- [WHAT THE TASK ASKS] What is the count of lines in the listing below that hold the string "source"? Reply with that number alone.

━━━ DATASET EXTRACT ━━━

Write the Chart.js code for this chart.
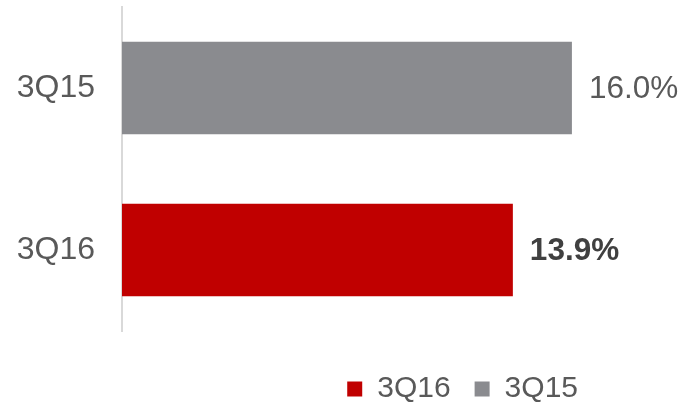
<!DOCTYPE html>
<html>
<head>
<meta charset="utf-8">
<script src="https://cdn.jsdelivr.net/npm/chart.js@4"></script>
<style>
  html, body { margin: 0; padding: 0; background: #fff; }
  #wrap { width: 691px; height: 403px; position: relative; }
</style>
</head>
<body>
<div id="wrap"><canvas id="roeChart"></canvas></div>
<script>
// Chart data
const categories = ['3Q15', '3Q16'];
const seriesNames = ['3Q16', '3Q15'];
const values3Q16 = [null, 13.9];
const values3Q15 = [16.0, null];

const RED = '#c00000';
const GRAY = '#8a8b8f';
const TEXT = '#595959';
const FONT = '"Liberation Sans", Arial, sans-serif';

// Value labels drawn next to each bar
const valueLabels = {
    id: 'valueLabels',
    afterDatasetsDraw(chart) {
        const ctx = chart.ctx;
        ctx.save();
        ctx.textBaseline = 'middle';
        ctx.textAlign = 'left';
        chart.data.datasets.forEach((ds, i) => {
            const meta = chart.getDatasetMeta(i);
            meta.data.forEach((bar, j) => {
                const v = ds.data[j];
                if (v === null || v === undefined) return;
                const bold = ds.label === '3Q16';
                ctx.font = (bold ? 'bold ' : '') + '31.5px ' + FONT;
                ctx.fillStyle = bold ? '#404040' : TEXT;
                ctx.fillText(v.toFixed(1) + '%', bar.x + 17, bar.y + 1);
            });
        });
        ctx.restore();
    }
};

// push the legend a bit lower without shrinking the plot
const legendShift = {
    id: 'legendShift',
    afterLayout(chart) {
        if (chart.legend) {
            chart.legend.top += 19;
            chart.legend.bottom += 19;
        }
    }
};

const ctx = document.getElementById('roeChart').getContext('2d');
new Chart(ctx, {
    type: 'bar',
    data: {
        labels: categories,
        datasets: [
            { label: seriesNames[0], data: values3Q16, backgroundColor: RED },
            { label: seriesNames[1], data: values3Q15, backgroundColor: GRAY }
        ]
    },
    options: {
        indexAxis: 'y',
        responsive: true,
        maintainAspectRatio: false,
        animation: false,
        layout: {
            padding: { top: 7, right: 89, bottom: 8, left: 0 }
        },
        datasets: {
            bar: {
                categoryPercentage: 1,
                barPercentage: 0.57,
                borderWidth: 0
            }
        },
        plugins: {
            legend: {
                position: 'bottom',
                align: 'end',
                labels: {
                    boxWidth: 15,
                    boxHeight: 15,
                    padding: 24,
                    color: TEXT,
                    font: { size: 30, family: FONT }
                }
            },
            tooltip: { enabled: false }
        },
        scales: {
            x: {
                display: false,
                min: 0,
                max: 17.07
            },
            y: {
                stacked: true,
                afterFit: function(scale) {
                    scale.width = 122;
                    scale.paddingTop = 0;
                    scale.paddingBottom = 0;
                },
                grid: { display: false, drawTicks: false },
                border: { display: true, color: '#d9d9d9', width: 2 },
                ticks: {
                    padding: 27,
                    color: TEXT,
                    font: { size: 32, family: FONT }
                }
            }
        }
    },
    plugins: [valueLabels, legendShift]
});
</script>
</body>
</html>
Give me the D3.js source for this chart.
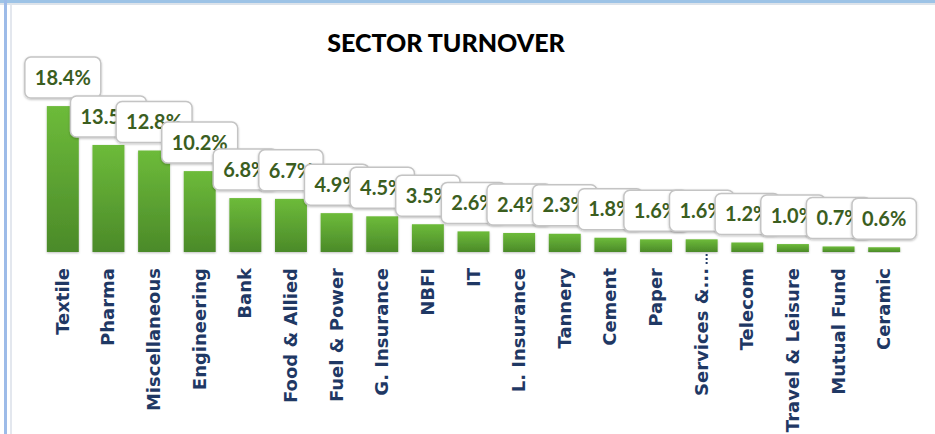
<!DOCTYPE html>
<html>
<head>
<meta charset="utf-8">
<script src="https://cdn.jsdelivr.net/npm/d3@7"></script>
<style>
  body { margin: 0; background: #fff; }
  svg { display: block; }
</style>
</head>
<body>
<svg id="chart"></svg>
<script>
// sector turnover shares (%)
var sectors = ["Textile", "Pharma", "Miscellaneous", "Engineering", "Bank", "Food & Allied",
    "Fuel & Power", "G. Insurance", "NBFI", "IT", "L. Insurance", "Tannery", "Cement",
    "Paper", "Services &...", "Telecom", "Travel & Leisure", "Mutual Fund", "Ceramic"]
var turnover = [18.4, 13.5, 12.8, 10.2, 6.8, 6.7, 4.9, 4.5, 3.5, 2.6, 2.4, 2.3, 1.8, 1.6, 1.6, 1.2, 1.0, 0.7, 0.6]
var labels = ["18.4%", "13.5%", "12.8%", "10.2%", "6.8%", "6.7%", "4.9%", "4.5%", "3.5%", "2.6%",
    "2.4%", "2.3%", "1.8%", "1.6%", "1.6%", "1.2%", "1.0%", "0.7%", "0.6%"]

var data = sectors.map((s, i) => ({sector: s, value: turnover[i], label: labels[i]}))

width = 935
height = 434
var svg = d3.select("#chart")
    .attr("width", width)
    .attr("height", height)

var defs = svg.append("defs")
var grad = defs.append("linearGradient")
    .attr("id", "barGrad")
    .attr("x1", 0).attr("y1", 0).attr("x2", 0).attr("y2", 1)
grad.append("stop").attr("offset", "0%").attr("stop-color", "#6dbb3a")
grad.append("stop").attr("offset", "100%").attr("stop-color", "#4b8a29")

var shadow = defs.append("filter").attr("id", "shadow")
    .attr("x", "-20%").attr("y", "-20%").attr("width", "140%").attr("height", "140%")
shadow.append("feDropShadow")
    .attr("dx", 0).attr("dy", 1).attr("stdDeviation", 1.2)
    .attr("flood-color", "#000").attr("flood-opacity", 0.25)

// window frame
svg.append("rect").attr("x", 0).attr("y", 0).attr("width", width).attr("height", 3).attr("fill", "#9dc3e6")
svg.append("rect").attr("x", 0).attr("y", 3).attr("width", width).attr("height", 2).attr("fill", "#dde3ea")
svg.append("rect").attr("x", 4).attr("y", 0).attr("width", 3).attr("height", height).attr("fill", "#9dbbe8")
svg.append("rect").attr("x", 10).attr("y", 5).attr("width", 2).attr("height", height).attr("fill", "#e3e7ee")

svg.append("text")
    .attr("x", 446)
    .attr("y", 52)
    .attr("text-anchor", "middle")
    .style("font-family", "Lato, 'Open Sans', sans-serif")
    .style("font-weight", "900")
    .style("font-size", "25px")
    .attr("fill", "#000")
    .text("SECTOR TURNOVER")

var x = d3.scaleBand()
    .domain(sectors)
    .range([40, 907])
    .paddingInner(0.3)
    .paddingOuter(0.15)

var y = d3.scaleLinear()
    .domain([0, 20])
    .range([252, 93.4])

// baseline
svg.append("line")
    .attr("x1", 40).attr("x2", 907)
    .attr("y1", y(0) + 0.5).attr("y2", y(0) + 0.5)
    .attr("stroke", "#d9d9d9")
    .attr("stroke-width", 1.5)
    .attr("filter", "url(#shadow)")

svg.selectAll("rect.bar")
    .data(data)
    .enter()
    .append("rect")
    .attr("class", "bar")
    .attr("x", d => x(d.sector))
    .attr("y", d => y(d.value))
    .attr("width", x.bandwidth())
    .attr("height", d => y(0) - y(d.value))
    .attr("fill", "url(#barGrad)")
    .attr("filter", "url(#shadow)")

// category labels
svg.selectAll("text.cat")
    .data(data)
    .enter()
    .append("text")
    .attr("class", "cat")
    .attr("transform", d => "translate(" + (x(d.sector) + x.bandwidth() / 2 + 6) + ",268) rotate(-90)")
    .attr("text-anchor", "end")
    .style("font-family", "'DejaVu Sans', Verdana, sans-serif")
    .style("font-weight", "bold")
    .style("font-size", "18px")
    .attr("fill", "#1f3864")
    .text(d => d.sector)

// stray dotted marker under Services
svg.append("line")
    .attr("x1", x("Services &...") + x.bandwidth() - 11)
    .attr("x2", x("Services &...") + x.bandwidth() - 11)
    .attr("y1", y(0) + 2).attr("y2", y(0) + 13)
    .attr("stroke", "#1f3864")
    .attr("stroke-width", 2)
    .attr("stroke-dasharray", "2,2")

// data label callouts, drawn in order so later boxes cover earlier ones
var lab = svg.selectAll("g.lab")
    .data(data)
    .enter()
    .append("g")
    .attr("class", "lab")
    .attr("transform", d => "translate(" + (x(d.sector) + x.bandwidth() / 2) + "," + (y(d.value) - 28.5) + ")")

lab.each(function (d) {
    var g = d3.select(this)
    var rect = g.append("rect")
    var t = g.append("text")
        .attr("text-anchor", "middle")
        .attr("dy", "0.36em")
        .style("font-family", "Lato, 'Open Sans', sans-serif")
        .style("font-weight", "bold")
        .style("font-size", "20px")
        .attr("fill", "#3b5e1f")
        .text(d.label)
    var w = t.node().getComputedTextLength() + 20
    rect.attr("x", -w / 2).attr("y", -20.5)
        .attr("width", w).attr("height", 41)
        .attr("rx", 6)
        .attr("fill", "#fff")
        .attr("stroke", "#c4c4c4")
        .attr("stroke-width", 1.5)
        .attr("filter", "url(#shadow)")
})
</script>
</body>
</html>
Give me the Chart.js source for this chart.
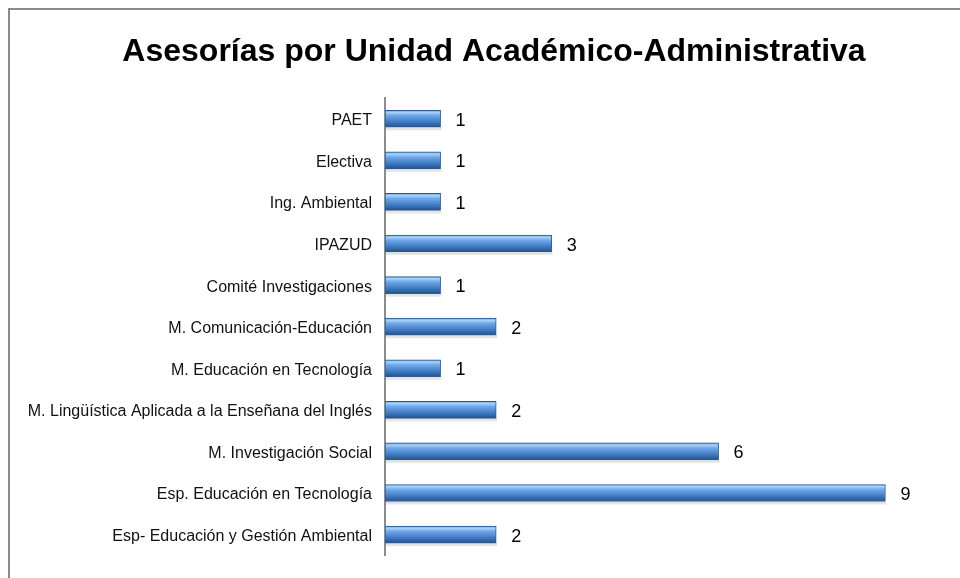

━━━

- [EXERCISE SOLUTION] 2